───── Supplied material
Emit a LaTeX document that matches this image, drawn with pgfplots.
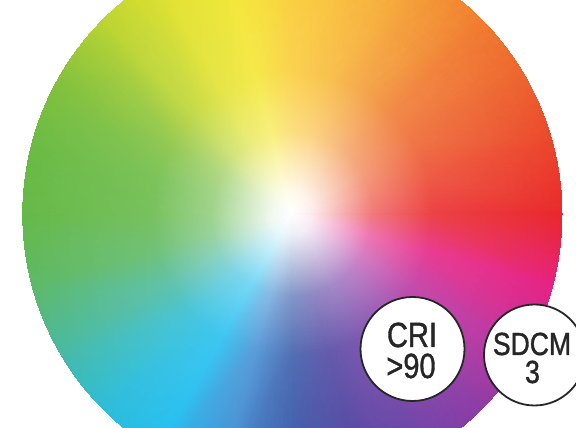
\documentclass[border=0pt]{standalone}
\usepackage{fontspec}
\setmainfont{Liberation Sans}
\newfontfamily\badge[FakeBold=1.2]{Liberation Sans}
\usepackage{pgfplots}
\usepackage{pgfplotstable}
\pgfplotsset{compat=1.18}

% colour wheel: angle (deg), relative radius, colour
\pgfplotstableread{
a r c
0 0 rgb255=255,255,255
0 0.08 rgb255=253,233,234
0 0.3 rgb255=241,120,123
0 0.52 rgb255=236,66,70
0 1.03 rgb255=233,38,42
15 0 rgb255=255,255,255
15 0.08 rgb255=253,236,234
15 0.3 rgb255=243,139,123
15 0.52 rgb255=238,92,70
15 1.03 rgb255=235,68,42
30 0 rgb255=255,255,255
30 0.08 rgb255=253,239,234
30 0.3 rgb255=244,158,124
30 0.52 rgb255=239,118,71
30 1.03 rgb255=237,98,44
45 0 rgb255=255,255,255
45 0.08 rgb255=254,242,234
45 0.3 rgb255=246,173,125
45 0.52 rgb255=242,139,73
45 1.03 rgb255=240,122,46
60 0 rgb255=255,255,255
60 0.08 rgb255=254,245,234
60 0.3 rgb255=248,193,128
60 0.52 rgb255=245,168,77
60 1.03 rgb255=244,155,50
75 0 rgb255=255,255,255
75 0.08 rgb255=254,248,235
75 0.3 rgb255=251,211,130
75 0.52 rgb255=249,193,80
75 1.03 rgb255=248,184,54
90 0 rgb255=255,255,255
90 0.08 rgb255=254,250,235
90 0.3 rgb255=252,223,130
90 0.52 rgb255=251,210,80
90 1.03 rgb255=250,203,54
105 0 rgb255=255,255,255
105 0.08 rgb255=254,252,234
105 0.3 rgb255=248,240,127
105 0.52 rgb255=245,233,75
105 1.03 rgb255=243,230,48
120 0 rgb255=255,255,255
120 0.08 rgb255=252,252,234
120 0.3 rgb255=236,236,125
120 0.52 rgb255=229,229,72
120 1.03 rgb255=225,225,45
135 0 rgb255=255,255,255
135 0.08 rgb255=248,251,234
135 0.3 rgb255=212,228,127
135 0.52 rgb255=195,217,75
135 1.03 rgb255=186,211,48
150 0 rgb255=255,255,255
150 0.08 rgb255=243,249,235
150 0.3 rgb255=179,217,133
150 0.52 rgb255=148,201,84
150 1.03 rgb255=132,193,58
165 0 rgb255=255,255,255
165 0.08 rgb255=240,248,236
165 0.3 rgb255=163,212,138
165 0.52 rgb255=125,195,91
165 1.03 rgb255=106,186,66
180 0 rgb255=255,255,255
180 0.08 rgb255=240,248,236
180 0.3 rgb255=159,211,140
180 0.52 rgb255=120,193,94
180 1.03 rgb255=100,184,70
195 0 rgb255=255,255,255
195 0.08 rgb255=239,248,240
195 0.3 rgb255=154,211,159
195 0.52 rgb255=113,193,120
195 1.03 rgb255=92,184,100
210 0 rgb255=255,255,255
210 0.08 rgb255=237,248,246
210 0.3 rgb255=142,212,196
210 0.52 rgb255=96,194,172
210 1.03 rgb255=72,185,160
225 0 rgb255=255,255,255
225 0.08 rgb255=234,248,251
225 0.3 rgb255=125,213,230
225 0.52 rgb255=72,197,220
225 1.03 rgb255=45,188,215
240 0 rgb255=255,255,255
240 0.08 rgb255=233,249,253
240 0.3 rgb255=117,215,246
240 0.52 rgb255=61,198,242
240 1.03 rgb255=32,190,240
255 0 rgb255=255,255,255
255 0.08 rgb255=236,244,250
255 0.3 rgb255=137,184,227
255 0.52 rgb255=90,155,216
255 1.03 rgb255=65,140,210
270 0 rgb255=255,255,255
270 0.08 rgb255=235,238,246
270 0.3 rgb255=131,151,201
270 0.52 rgb255=81,110,179
270 1.03 rgb255=55,88,168
285 0 rgb255=255,255,255
285 0.08 rgb255=237,236,246
285 0.3 rgb255=145,138,196
285 0.52 rgb255=101,91,172
285 1.03 rgb255=78,66,160
300 0 rgb255=255,255,255
300 0.08 rgb255=240,236,246
300 0.3 rgb255=164,137,199
300 0.52 rgb255=127,89,177
300 1.03 rgb255=108,64,165
315 0 rgb255=255,255,255
315 0.08 rgb255=244,235,246
315 0.3 rgb255=185,133,199
315 0.52 rgb255=157,84,177
315 1.03 rgb255=142,58,165
330 0 rgb255=255,255,255
330 0.08 rgb255=248,234,245
330 0.3 rgb255=213,127,195
330 0.52 rgb255=197,75,171
330 1.03 rgb255=188,48,158
345 0 rgb255=255,255,255
345 0.08 rgb255=252,233,242
345 0.3 rgb255=239,117,177
345 0.52 rgb255=233,61,146
345 1.03 rgb255=230,32,130
360 0 rgb255=255,255,255
360 0.08 rgb255=253,233,234
360 0.3 rgb255=241,120,123
360 0.52 rgb255=236,66,70
360 1.03 rgb255=233,38,42
}\wheel

\pgfplotsset{
  frame/.style={hide axis, scale only axis, width=576pt, height=428pt,
    xmin=0, xmax=576, ymin=0, ymax=428, at={(0pt,0pt)}, anchor=south west},
}
\tikzset{
  badgetext/.style={anchor=base, inner sep=0pt, text=black!85,
    font=\badge\fontsize{#1}{#1}\selectfont, xscale=0.83, transform shape},
}

\begin{document}
\begin{tikzpicture}
\begin{scope}
\clip (292pt,214pt) ellipse [x radius=270pt, y radius=274pt];
\begin{axis}[frame]
  \addplot[surf, shader=interp, mesh/color input=explicit, mesh/cols=5,
    point meta=explicit symbolic]
    table[x expr=292+270*\thisrow{r}*cos(\thisrow{a}),
          y expr=214+274*\thisrow{r}*sin(\thisrow{a}), meta=c] {\wheel};
\end{axis}
\end{scope}
\begin{axis}[frame, clip=false]
  \addplot[only marks, mark=*, mark size=52,
    mark options={fill=white, draw=black!85, line width=1.8pt}]
    coordinates {(412.5,79)};
  \addplot[only marks, mark=*, mark size=50.5,
    mark options={fill=white, draw=black!85, line width=1.8pt}]
    coordinates {(534.5,73)};
  \coordinate (cri1) at (axis cs:412,81);
  \coordinate (cri2) at (axis cs:411,50);
  \coordinate (sd1) at (axis cs:532,73);
  \coordinate (sd2) at (axis cs:532.5,45);
\end{axis}
\node[badgetext=35] at (cri1) {CRI};
\node[badgetext=35] at (cri2) {>90};
\node[badgetext=32] at (sd1) {SDCM};
\node[badgetext=32] at (sd2) {3};
\pgfresetboundingbox
\path[use as bounding box] (0pt,0pt) rectangle (576pt,428pt);
\end{tikzpicture}
\end{document}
──────────
_Directions for this task_
Extract every line of the data exactly; pictures stay out.

_Result below_
Emit a LaTeX document that matches this image, drawn with pgfplots.
\documentclass[border=0pt]{standalone}
\usepackage{fontspec}
\setmainfont{Liberation Sans}
\newfontfamily\badge[FakeBold=1.2]{Liberation Sans}
\usepackage{pgfplots}
\usepackage{pgfplotstable}
\pgfplotsset{compat=1.18}

% colour wheel: angle (deg), relative radius, colour
\pgfplotstableread{
a r c
0 0 rgb255=255,255,255
0 0.08 rgb255=253,233,234
0 0.3 rgb255=241,120,123
0 0.52 rgb255=236,66,70
0 1.03 rgb255=233,38,42
15 0 rgb255=255,255,255
15 0.08 rgb255=253,236,234
15 0.3 rgb255=243,139,123
15 0.52 rgb255=238,92,70
15 1.03 rgb255=235,68,42
30 0 rgb255=255,255,255
30 0.08 rgb255=253,239,234
30 0.3 rgb255=244,158,124
30 0.52 rgb255=239,118,71
30 1.03 rgb255=237,98,44
45 0 rgb255=255,255,255
45 0.08 rgb255=254,242,234
45 0.3 rgb255=246,173,125
45 0.52 rgb255=242,139,73
45 1.03 rgb255=240,122,46
60 0 rgb255=255,255,255
60 0.08 rgb255=254,245,234
60 0.3 rgb255=248,193,128
60 0.52 rgb255=245,168,77
60 1.03 rgb255=244,155,50
75 0 rgb255=255,255,255
75 0.08 rgb255=254,248,235
75 0.3 rgb255=251,211,130
75 0.52 rgb255=249,193,80
75 1.03 rgb255=248,184,54
90 0 rgb255=255,255,255
90 0.08 rgb255=254,250,235
90 0.3 rgb255=252,223,130
90 0.52 rgb255=251,210,80
90 1.03 rgb255=250,203,54
105 0 rgb255=255,255,255
105 0.08 rgb255=254,252,234
105 0.3 rgb255=248,240,127
105 0.52 rgb255=245,233,75
105 1.03 rgb255=243,230,48
120 0 rgb255=255,255,255
120 0.08 rgb255=252,252,234
120 0.3 rgb255=236,236,125
120 0.52 rgb255=229,229,72
120 1.03 rgb255=225,225,45
135 0 rgb255=255,255,255
135 0.08 rgb255=248,251,234
135 0.3 rgb255=212,228,127
135 0.52 rgb255=195,217,75
135 1.03 rgb255=186,211,48
150 0 rgb255=255,255,255
150 0.08 rgb255=243,249,235
150 0.3 rgb255=179,217,133
150 0.52 rgb255=148,201,84
150 1.03 rgb255=132,193,58
165 0 rgb255=255,255,255
165 0.08 rgb255=240,248,236
165 0.3 rgb255=163,212,138
165 0.52 rgb255=125,195,91
165 1.03 rgb255=106,186,66
180 0 rgb255=255,255,255
180 0.08 rgb255=240,248,236
180 0.3 rgb255=159,211,140
180 0.52 rgb255=120,193,94
180 1.03 rgb255=100,184,70
195 0 rgb255=255,255,255
195 0.08 rgb255=239,248,240
195 0.3 rgb255=154,211,159
195 0.52 rgb255=113,193,120
195 1.03 rgb255=92,184,100
210 0 rgb255=255,255,255
210 0.08 rgb255=237,248,246
210 0.3 rgb255=142,212,196
210 0.52 rgb255=96,194,172
210 1.03 rgb255=72,185,160
225 0 rgb255=255,255,255
225 0.08 rgb255=234,248,251
225 0.3 rgb255=125,213,230
225 0.52 rgb255=72,197,220
225 1.03 rgb255=45,188,215
240 0 rgb255=255,255,255
240 0.08 rgb255=233,249,253
240 0.3 rgb255=117,215,246
240 0.52 rgb255=61,198,242
240 1.03 rgb255=32,190,240
255 0 rgb255=255,255,255
255 0.08 rgb255=236,244,250
255 0.3 rgb255=137,184,227
255 0.52 rgb255=90,155,216
255 1.03 rgb255=65,140,210
270 0 rgb255=255,255,255
270 0.08 rgb255=235,238,246
270 0.3 rgb255=131,151,201
270 0.52 rgb255=81,110,179
270 1.03 rgb255=55,88,168
285 0 rgb255=255,255,255
285 0.08 rgb255=237,236,246
285 0.3 rgb255=145,138,196
285 0.52 rgb255=101,91,172
285 1.03 rgb255=78,66,160
300 0 rgb255=255,255,255
300 0.08 rgb255=240,236,246
300 0.3 rgb255=164,137,199
300 0.52 rgb255=127,89,177
300 1.03 rgb255=108,64,165
315 0 rgb255=255,255,255
315 0.08 rgb255=244,235,246
315 0.3 rgb255=185,133,199
315 0.52 rgb255=157,84,177
315 1.03 rgb255=142,58,165
330 0 rgb255=255,255,255
330 0.08 rgb255=248,234,245
330 0.3 rgb255=213,127,195
330 0.52 rgb255=197,75,171
330 1.03 rgb255=188,48,158
345 0 rgb255=255,255,255
345 0.08 rgb255=252,233,242
345 0.3 rgb255=239,117,177
345 0.52 rgb255=233,61,146
345 1.03 rgb255=230,32,130
360 0 rgb255=255,255,255
360 0.08 rgb255=253,233,234
360 0.3 rgb255=241,120,123
360 0.52 rgb255=236,66,70
360 1.03 rgb255=233,38,42
}\wheel

\pgfplotsset{
  frame/.style={hide axis, scale only axis, width=576pt, height=428pt,
    xmin=0, xmax=576, ymin=0, ymax=428, at={(0pt,0pt)}, anchor=south west},
}
\tikzset{
  badgetext/.style={anchor=base, inner sep=0pt, text=black!85,
    font=\badge\fontsize{#1}{#1}\selectfont, xscale=0.83, transform shape},
}

\begin{document}
\begin{tikzpicture}
\begin{scope}
\clip (292pt,214pt) ellipse [x radius=270pt, y radius=274pt];
\begin{axis}[frame]
  \addplot[surf, shader=interp, mesh/color input=explicit, mesh/cols=5,
    point meta=explicit symbolic]
    table[x expr=292+270*\thisrow{r}*cos(\thisrow{a}),
          y expr=214+274*\thisrow{r}*sin(\thisrow{a}), meta=c] {\wheel};
\end{axis}
\end{scope}
\begin{axis}[frame, clip=false]
  \addplot[only marks, mark=*, mark size=52,
    mark options={fill=white, draw=black!85, line width=1.8pt}]
    coordinates {(412.5,79)};
  \addplot[only marks, mark=*, mark size=50.5,
    mark options={fill=white, draw=black!85, line width=1.8pt}]
    coordinates {(534.5,73)};
  \coordinate (cri1) at (axis cs:412,81);
  \coordinate (cri2) at (axis cs:411,50);
  \coordinate (sd1) at (axis cs:532,73);
  \coordinate (sd2) at (axis cs:532.5,45);
\end{axis}
\node[badgetext=35] at (cri1) {CRI};
\node[badgetext=35] at (cri2) {>90};
\node[badgetext=32] at (sd1) {SDCM};
\node[badgetext=32] at (sd2) {3};
\pgfresetboundingbox
\path[use as bounding box] (0pt,0pt) rectangle (576pt,428pt);
\end{tikzpicture}
\end{document}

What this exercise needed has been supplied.